Danielle Scott

Danielle Scott is a mixed-media assemblage artist and grew up in Jersey City, New Jersey. She graduated from Newark’s Arts High School in 1997 where she received the “Congressional Art’s Award” and her first oil painting was placed in The Capital of the United States for a year. Danielle holds a B.F.A. from the School of Visual Arts in New York, graduating with a triple major in Fine Arts, Art Therapy and Art Education (Honors Fine Arts). Danielle studied under the late famous African American Artist Jack Whitten. Danielle has taught Art at the Academy of the Art’s at Henry Snyder High school in Jersey City for nineteen years.

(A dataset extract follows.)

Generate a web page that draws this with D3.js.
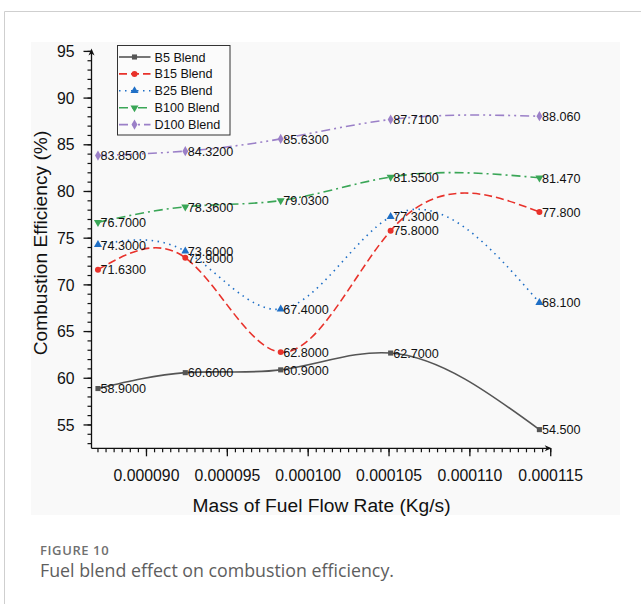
<!DOCTYPE html>
<html>
<head>
<meta charset="utf-8">
<script src="https://cdn.jsdelivr.net/npm/d3@7"></script>
<style>
  body { margin: 0; background: #fff; }
  svg { display: block; }
  svg text { font-family: Arial, "Liberation Sans", Helvetica, sans-serif; }
  svg text.cap { font-family: "Open Sans", "Noto Sans", sans-serif; }
</style>
</head>
<body>
<svg id="chart" width="641" height="604"></svg>
<script>
// mass of fuel flow rate (kg/s)
const flowRates = [0.0000870, 0.0000924, 0.0000983, 0.0001051, 0.0001143]

const seriesNames = ["B5 Blend", "B15 Blend", "B25 Blend", "B100 Blend", "D100 Blend"]
const b5 = [58.90, 60.60, 60.90, 62.70, 54.50]
const b15 = [71.63, 72.90, 62.80, 75.80, 77.80]
const b25 = [74.30, 73.60, 67.40, 77.30, 68.10]
const b100 = [76.70, 78.36, 79.03, 81.55, 81.47]
const d100 = [83.85, 84.32, 85.63, 87.71, 88.06]

const xTicks = [0.000090, 0.000095, 0.000100, 0.000105, 0.000110, 0.000115]
const yTicks = [55, 60, 65, 70, 75, 80, 85, 90, 95]

const colors = ["#555555", "#e8322b", "#1f6fc6", "#3aa657", "#9b80c8"]
const dashes = ["none", "8,4", "1.5,4.5", "9,4,2,4", "9,4,2,4,2,4"]
const symbols = [d3.symbolSquare, d3.symbolCircle, d3.symbolTriangle, d3.symbolTriangle, d3.symbolDiamond]
const symbolRot = [0, 0, 0, 180, 0]

const allSeries = [b5, b15, b25, b100, d100]

// natural cubic spline in x (like Origin's spline connector), as a d3 curve
function curveSplineX(context) {
    let pts = []
    return {
        areaStart() {}, areaEnd() {},
        lineStart() { pts = [] },
        point(px, py) { pts.push([+px, +py]) },
        lineEnd() {
            const n = pts.length - 1
            if (n < 1) return
            const h = d3.range(n).map(i => pts[i + 1][0] - pts[i][0])
            const M = new Array(n + 1).fill(0)
            // tridiagonal solve for inner second derivatives
            const a = [], b = [], c = [], r = []
            for (let i = 1; i < n; i++) {
                a.push(h[i - 1]); b.push(2 * (h[i - 1] + h[i])); c.push(h[i])
                r.push(6 * ((pts[i + 1][1] - pts[i][1]) / h[i] - (pts[i][1] - pts[i - 1][1]) / h[i - 1]))
            }
            const m = r.length
            for (let i = 1; i < m; i++) {
                const w = a[i] / b[i - 1]
                b[i] -= w * c[i - 1]
                r[i] -= w * r[i - 1]
            }
            const sol = new Array(m)
            for (let i = m - 1; i >= 0; i--) sol[i] = (r[i] - (i < m - 1 ? c[i] * sol[i + 1] : 0)) / b[i]
            sol.forEach((v, i) => M[i + 1] = v)

            context.moveTo(pts[0][0], pts[0][1])
            for (let i = 0; i < n; i++) {
                const hi = h[i]
                const s = (pts[i + 1][1] - pts[i][1]) / hi
                const d0 = s - hi * (2 * M[i] + M[i + 1]) / 6
                const d1 = s + hi * (M[i] + 2 * M[i + 1]) / 6
                context.bezierCurveTo(
                    pts[i][0] + hi / 3, pts[i][1] + d0 * hi / 3,
                    pts[i + 1][0] - hi / 3, pts[i + 1][1] - d1 * hi / 3,
                    pts[i + 1][0], pts[i + 1][1])
            }
        }
    }
}

const svg = d3.select("#chart")

// outer frame (left + top rule)
svg.append("line").attr("x1", 4.5).attr("x2", 641).attr("y1", 11.5).attr("y2", 11.5)
    .attr("stroke", "#cfcfcf")
svg.append("line").attr("x1", 4.5).attr("x2", 4.5).attr("y1", 11.5).attr("y2", 604)
    .attr("stroke", "#cfcfcf")

// figure panel
svg.append("rect")
    .attr("x", 31).attr("y", 42)
    .attr("width", 589).attr("height", 473)
    .attr("fill", "#f9f9f9")

const x = d3.scaleLinear().domain([0.0000866, 0.00011506]).range([91.5, 551.7])
const y = d3.scaleLinear().domain([52.5, 95.3]).range([448.3, 48.6])

const axisColor = "#111"

// x axis
const xAxisG = svg.append("g").attr("transform", `translate(0,${y(52.5)})`)
xAxisG.append("line").attr("x1", x.range()[0]).attr("x2", x.range()[1] - 4)
    .attr("stroke", axisColor).attr("stroke-width", 1.3)
xAxisG.append("path")
    .attr("d", `M${x.range()[1]},0 L${x.range()[1] - 7},-3 L${x.range()[1] - 5},0 L${x.range()[1] - 7},3 Z`)
    .attr("fill", axisColor)

const xMinor = d3.range(87, 115.01, 0.5).map(v => v * 1e-6)
xAxisG.selectAll(".xminor").data(xMinor).join("line")
    .attr("class", "xminor")
    .attr("x1", d => x(d)).attr("x2", d => x(d))
    .attr("y1", 0).attr("y2", 4)
    .attr("stroke", axisColor).attr("stroke-width", 1.2)

xAxisG.selectAll(".xmajor").data(xTicks).join("line")
    .attr("class", "xmajor")
    .attr("x1", d => x(d)).attr("x2", d => x(d))
    .attr("y1", 0).attr("y2", 8)
    .attr("stroke", axisColor).attr("stroke-width", 1.3)

xAxisG.selectAll(".xlab").data(xTicks).join("text")
    .attr("class", "xlab")
    .attr("x", d => x(d)).attr("y", 33)
    .attr("text-anchor", "middle")
    .style("font-size", "15.8px")
    .attr("fill", "#111")
    .text(d => d.toFixed(6))

svg.append("text")
    .attr("x", (x.range()[0] + x.range()[1]) / 2).attr("y", 511.5)
    .attr("text-anchor", "middle")
    .style("font-size", "19.2px")
    .attr("fill", "#111")
    .text("Mass of Fuel Flow Rate (Kg/s)")

// y axis
const yAxisG = svg.append("g").attr("transform", `translate(${x.range()[0]},0)`)
yAxisG.append("line").attr("y1", y.range()[0]).attr("y2", y.range()[1] + 4)
    .attr("stroke", axisColor).attr("stroke-width", 1.3)
yAxisG.append("path")
    .attr("d", `M0,${y.range()[1]} L-3,${y.range()[1] + 7} L0,${y.range()[1] + 5} L3,${y.range()[1] + 7} Z`)
    .attr("fill", axisColor)

const yMinor = d3.range(53, 95.01, 1)
yAxisG.selectAll(".yminor").data(yMinor).join("line")
    .attr("class", "yminor")
    .attr("x1", 0).attr("x2", -4)
    .attr("y1", d => y(d)).attr("y2", d => y(d))
    .attr("stroke", axisColor).attr("stroke-width", 1.2)

yAxisG.selectAll(".ymajor").data(yTicks).join("line")
    .attr("class", "ymajor")
    .attr("x1", 0).attr("x2", -8)
    .attr("y1", d => y(d)).attr("y2", d => y(d))
    .attr("stroke", axisColor).attr("stroke-width", 1.3)

yAxisG.selectAll(".ylab").data(yTicks).join("text")
    .attr("class", "ylab")
    .attr("x", -17).attr("y", d => y(d))
    .attr("dy", "0.36em")
    .attr("text-anchor", "end")
    .style("font-size", "15.8px")
    .attr("fill", "#111")
    .text(d => d)

svg.append("text")
    .attr("transform", `translate(47,243) rotate(-90)`)
    .attr("text-anchor", "middle")
    .style("font-size", "19.2px")
    .attr("fill", "#111")
    .text("Combustion Efficiency (%)")

// curves
const line = d3.line()
    .x((d, i) => x(flowRates[i]))
    .y(d => y(d))
    .curve(curveSplineX)

const symbolGen = (i) => d3.symbol().type(symbols[i]).size(i === 0 ? 26 : (i === 4 ? 30 : 28))

allSeries.forEach((vals, s) => {
    const g = svg.append("g").attr("class", "series")

    g.append("path")
        .datum(vals)
        .attr("d", line)
        .attr("fill", "none")
        .attr("stroke", colors[s])
        .attr("stroke-width", 1.6)
        .attr("stroke-dasharray", dashes[s])

    g.selectAll(".pt").data(vals).join("path")
        .attr("class", "pt")
        .attr("d", symbolGen(s))
        .attr("transform", (d, i) => `translate(${x(flowRates[i])},${y(d)}) rotate(${symbolRot[s]})`)
        .attr("fill", colors[s])

    // value labels - last column is printed with 3 decimals in the original
    g.selectAll(".lbl").data(vals).join("text")
        .attr("class", "lbl")
        .attr("x", (d, i) => x(flowRates[i]) + 2.5)
        .attr("y", d => y(d))
        .attr("dy", "0.38em")
        .style("font-size", "12.6px")
        .attr("fill", "#111")
        .text((d, i) => i === vals.length - 1 ? d.toFixed(3) : d.toFixed(4))
})

// legend
const legend = svg.append("g").attr("transform", "translate(117.5,45.5)")
legend.append("rect")
    .attr("width", 112.5).attr("height", 89.5)
    .attr("fill", "#fbfbfb")
    .attr("stroke", "#333").attr("stroke-width", 1)

seriesNames.forEach((name, s) => {
    const ry = 11.5 + s * 16.9
    legend.append("line")
        .attr("x1", 1.5).attr("x2", 33)
        .attr("y1", ry).attr("y2", ry)
        .attr("stroke", colors[s])
        .attr("stroke-width", 1.6)
        .attr("stroke-dasharray", dashes[s])
    legend.append("path")
        .attr("d", symbolGen(s))
        .attr("transform", `translate(17,${ry}) rotate(${symbolRot[s]})`)
        .attr("fill", colors[s])
    legend.append("text")
        .attr("x", 37).attr("y", ry)
        .attr("dy", "0.36em")
        .style("font-size", "12.6px")
        .attr("fill", "#111")
        .text(name)
})

// caption
svg.append("text")
    .attr("class", "cap")
    .attr("x", 40).attr("y", 555)
    .style("font-size", "13px")
    .style("font-weight", 600)
    .style("letter-spacing", "0.6px")
    .attr("fill", "#707070")
    .text("FIGURE 10")

svg.append("text")
    .attr("class", "cap")
    .attr("x", 40).attr("y", 577)
    .style("font-size", "17.8px")
    .attr("fill", "#5e5e5e")
    .text("Fuel blend effect on combustion efficiency.")
</script>
</body>
</html>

A soft-spoken artist, Danielle has begun to use her art as a conduit to explore bold; fearless, thought-provoking work - work which draws its inspiration largely from her own journey and life experience. Her latest pieces are brazen offerings conveying the intense beauty and wretched pain the artist absorbs from the world around her. She creates using photo montage, found objects, paint, raw materials, old books and collage. From vivid paintings to piercing photography to striking sculptures, all of Danielle’s artistic offerings aim to arrest the viewer and transport them away from the pretentious and into a realm rooted in truth. With heavy influence from a few of the art world's most activated and unapologetic such as Gladys Barker Grauer, Ben Jones, Betty and Alison Saar and Renee Stout, her work is created to enrich and push the needle forward. She chooses to explore and connect the intertwining relationships between social justice, equality, human and women’s rights, police brutality, femininity, and culture. As a woman, a mother and self-identified lesbian, Afro-Cuban, Polish-Jew in America, Danielle Scott’s perspective has been shaped with merciless hands yet has not been tainted by apathy. Her perspective gives way to audaciousness of hope.